WHEREAS, Sovereign adopted and maintains the Sovereign Holdings, Inc. Amended and Restated Stock Incentive Plan for Travelocity’s CEO (the “Plan”) to promote the interests of Travelocity and its Affiliates and stockholders by providing the Chief Executive Officer (“CEO”) of Travelocity with an appropriate incentive to encourage them to continue in the employ and provide services for Travelocity or its Affiliates and to improve the growth and profitability of Travelocity and, in connection with the adoption of the Plan, granted the Participant stock appreciation rights or “SARs” (the “Prior SARs”) pursuant to a grant agreement dated as of April 25, 2011;
WHEREAS, Section 4.4(i) of the Plan provides that the Board may amend the Plan or any Grant Agreement in any manner; provided, however, that any such amendment shall not impair or adversely affect the Participant’s pre-existing rights under this Plan or a Grant Agreement without the Participant’s written consent; and
WHEREAS, the parties wish to confirm the amendment and restatement of the Plan and this Grant Agreement and the replacement of the Prior SARs in their entirety with the grant of SARs set forth below, effective as of the date first set forth above, on the terms and conditions set forth herein and in the attached Plan, and to confirm the parties understanding that from and after the Grant Date set forth below and in consideration of the grant contemplated by this Grant Agreement, the CEO will have no further rights and entitlements with respect to the Prior SARs;
NOW, THEREFORE, in consideration of the premises and the mutual covenants hereinafter set forth, the parties hereto hereby agree as follows:
1. Grant of SARs. Pursuant to, and subject to, the terms and conditions set forth herein and in the Plan, Sovereign hereby grants to the Participant SARs with respect to 2,931,035 shares of THI Common Stock and 2,931,035 Common Units of X.xxx, having the terms set forth herein. It is understood and agreed that the Prior SARs are hereby cancelled and that the SARs hereby granted are granted in exchange for the Prior SARs.
2. Grant Date. The Grant Date of the SARs hereby granted is the date first set forth above.
3. Incorporation of Plan. All terms, conditions and restrictions of the Plan are incorporated herein and made part hereof as if stated herein. If there is a conflict between the terms and conditions of the Plan and this Agreement, the terms and conditions of the Plan, as interpreted by the Board, shall govern. All capitalized terms used and not defined herein shall have the meaning given to such terms in the Plan.

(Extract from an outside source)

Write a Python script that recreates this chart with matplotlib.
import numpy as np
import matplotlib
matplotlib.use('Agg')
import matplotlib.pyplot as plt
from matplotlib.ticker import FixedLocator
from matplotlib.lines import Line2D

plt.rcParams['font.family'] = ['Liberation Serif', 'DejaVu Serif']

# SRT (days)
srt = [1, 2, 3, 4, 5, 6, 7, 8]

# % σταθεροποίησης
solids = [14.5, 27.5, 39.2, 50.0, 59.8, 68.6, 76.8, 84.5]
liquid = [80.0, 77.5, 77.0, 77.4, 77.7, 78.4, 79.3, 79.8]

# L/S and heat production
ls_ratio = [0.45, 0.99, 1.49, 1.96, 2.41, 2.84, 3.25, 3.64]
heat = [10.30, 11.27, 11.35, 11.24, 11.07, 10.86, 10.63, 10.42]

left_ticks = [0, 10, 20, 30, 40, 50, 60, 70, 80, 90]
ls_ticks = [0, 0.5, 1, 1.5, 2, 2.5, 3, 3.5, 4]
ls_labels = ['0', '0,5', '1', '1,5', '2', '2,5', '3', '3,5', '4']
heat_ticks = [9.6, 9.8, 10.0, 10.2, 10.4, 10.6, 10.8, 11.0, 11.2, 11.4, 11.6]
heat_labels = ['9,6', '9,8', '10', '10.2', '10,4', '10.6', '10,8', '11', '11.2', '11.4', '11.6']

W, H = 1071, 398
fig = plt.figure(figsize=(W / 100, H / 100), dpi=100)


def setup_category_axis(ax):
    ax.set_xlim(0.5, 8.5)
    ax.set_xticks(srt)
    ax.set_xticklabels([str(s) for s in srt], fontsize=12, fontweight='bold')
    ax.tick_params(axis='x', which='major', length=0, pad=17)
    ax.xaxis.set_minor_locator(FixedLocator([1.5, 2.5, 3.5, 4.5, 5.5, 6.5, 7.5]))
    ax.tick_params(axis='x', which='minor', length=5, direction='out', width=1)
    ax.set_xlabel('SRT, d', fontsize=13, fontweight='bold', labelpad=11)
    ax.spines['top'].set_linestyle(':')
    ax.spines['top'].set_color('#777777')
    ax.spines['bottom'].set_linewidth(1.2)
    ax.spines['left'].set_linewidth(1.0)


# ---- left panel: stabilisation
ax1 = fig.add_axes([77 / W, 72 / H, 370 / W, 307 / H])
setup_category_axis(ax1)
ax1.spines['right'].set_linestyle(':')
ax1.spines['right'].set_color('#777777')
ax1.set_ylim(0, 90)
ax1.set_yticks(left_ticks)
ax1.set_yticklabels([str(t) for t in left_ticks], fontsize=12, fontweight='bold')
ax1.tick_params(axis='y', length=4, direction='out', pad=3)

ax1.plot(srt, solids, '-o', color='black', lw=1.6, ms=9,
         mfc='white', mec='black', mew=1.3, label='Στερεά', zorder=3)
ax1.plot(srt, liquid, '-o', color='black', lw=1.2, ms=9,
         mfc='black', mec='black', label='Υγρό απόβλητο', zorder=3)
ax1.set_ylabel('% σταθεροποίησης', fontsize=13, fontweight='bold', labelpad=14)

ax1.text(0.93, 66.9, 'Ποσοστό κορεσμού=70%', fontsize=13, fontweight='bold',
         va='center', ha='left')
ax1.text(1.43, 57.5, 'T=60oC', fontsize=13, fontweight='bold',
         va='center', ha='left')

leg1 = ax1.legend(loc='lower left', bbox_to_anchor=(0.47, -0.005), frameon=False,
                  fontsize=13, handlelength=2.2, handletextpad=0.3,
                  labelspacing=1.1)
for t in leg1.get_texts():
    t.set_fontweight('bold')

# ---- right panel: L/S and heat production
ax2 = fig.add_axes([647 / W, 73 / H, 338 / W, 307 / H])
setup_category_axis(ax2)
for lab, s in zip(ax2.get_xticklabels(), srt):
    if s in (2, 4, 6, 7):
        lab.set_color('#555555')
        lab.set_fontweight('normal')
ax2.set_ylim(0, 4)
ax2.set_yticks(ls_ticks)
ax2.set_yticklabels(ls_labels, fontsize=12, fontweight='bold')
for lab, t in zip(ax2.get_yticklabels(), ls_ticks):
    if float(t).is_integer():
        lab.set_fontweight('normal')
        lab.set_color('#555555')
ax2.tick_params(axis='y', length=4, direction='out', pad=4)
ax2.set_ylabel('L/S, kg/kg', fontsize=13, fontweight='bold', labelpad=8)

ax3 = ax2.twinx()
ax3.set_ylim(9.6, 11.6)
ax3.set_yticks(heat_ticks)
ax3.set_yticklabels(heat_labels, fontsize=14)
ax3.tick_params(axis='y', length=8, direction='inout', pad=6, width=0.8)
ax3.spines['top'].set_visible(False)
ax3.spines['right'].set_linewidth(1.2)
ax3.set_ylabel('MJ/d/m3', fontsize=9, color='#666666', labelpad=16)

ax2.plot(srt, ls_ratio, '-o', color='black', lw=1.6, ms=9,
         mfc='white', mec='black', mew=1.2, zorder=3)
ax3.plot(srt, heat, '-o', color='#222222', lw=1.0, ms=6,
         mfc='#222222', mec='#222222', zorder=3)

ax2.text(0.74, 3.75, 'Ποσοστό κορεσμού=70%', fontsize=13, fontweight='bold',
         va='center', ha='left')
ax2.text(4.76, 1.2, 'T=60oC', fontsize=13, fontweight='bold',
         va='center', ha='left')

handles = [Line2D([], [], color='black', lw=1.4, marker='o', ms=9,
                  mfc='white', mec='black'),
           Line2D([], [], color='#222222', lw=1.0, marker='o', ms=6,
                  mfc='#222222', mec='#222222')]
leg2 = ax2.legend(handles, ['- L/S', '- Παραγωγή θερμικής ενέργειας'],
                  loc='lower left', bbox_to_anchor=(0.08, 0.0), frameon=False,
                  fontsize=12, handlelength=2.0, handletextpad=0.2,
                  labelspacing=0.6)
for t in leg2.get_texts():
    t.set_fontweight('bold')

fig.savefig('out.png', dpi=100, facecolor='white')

4. Base Price. The base price of the THI SARs hereby granted is $2.77 and the base price of the X.xxx SARs hereby granted is $0.13. The Participant acknowledges and agrees that the settlement of the SARs is subject to the terms of the Plan.

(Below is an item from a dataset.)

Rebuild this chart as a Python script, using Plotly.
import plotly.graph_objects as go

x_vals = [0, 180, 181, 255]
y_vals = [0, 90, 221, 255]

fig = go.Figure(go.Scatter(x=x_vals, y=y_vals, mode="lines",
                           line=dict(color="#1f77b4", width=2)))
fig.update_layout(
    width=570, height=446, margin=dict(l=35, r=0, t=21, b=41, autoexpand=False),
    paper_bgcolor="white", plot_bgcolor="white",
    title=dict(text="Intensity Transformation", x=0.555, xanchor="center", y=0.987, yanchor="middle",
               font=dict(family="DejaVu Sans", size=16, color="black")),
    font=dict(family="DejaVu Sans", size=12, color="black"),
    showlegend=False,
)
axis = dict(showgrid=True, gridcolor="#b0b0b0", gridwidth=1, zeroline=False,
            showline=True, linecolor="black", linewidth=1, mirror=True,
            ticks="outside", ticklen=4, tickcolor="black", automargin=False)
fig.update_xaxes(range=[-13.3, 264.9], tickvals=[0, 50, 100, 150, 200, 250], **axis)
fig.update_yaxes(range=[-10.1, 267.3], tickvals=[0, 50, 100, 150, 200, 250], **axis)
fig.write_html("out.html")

5. Construction of Agreement. Any provision of this Agreement (or portion thereof) which is deemed invalid, illegal or unenforceable in any jurisdiction shall, as to that jurisdiction and subject to this section, be ineffective to the extent of such invalidity, illegality or unenforceability, without affecting in any way the remaining provisions thereof in such jurisdiction or rendering that or any other provisions of this Agreement invalid, illegal, or unenforceable in any other jurisdiction. If any covenant should be deemed invalid, illegal or unenforceable because its scope is considered excessive, such covenant shall be modified so that the scope of the covenant is reduced only to the minimum extent necessary to render the modified covenant valid, legal and enforceable. No waiver of any provision or violation of this Agreement by Sovereign shall be implied by Sovereign’s forbearance or failure to take action. No provision of this Agreement shall be given effect to the extent that such provision would cause any tax to become due under Section 409A of the Code.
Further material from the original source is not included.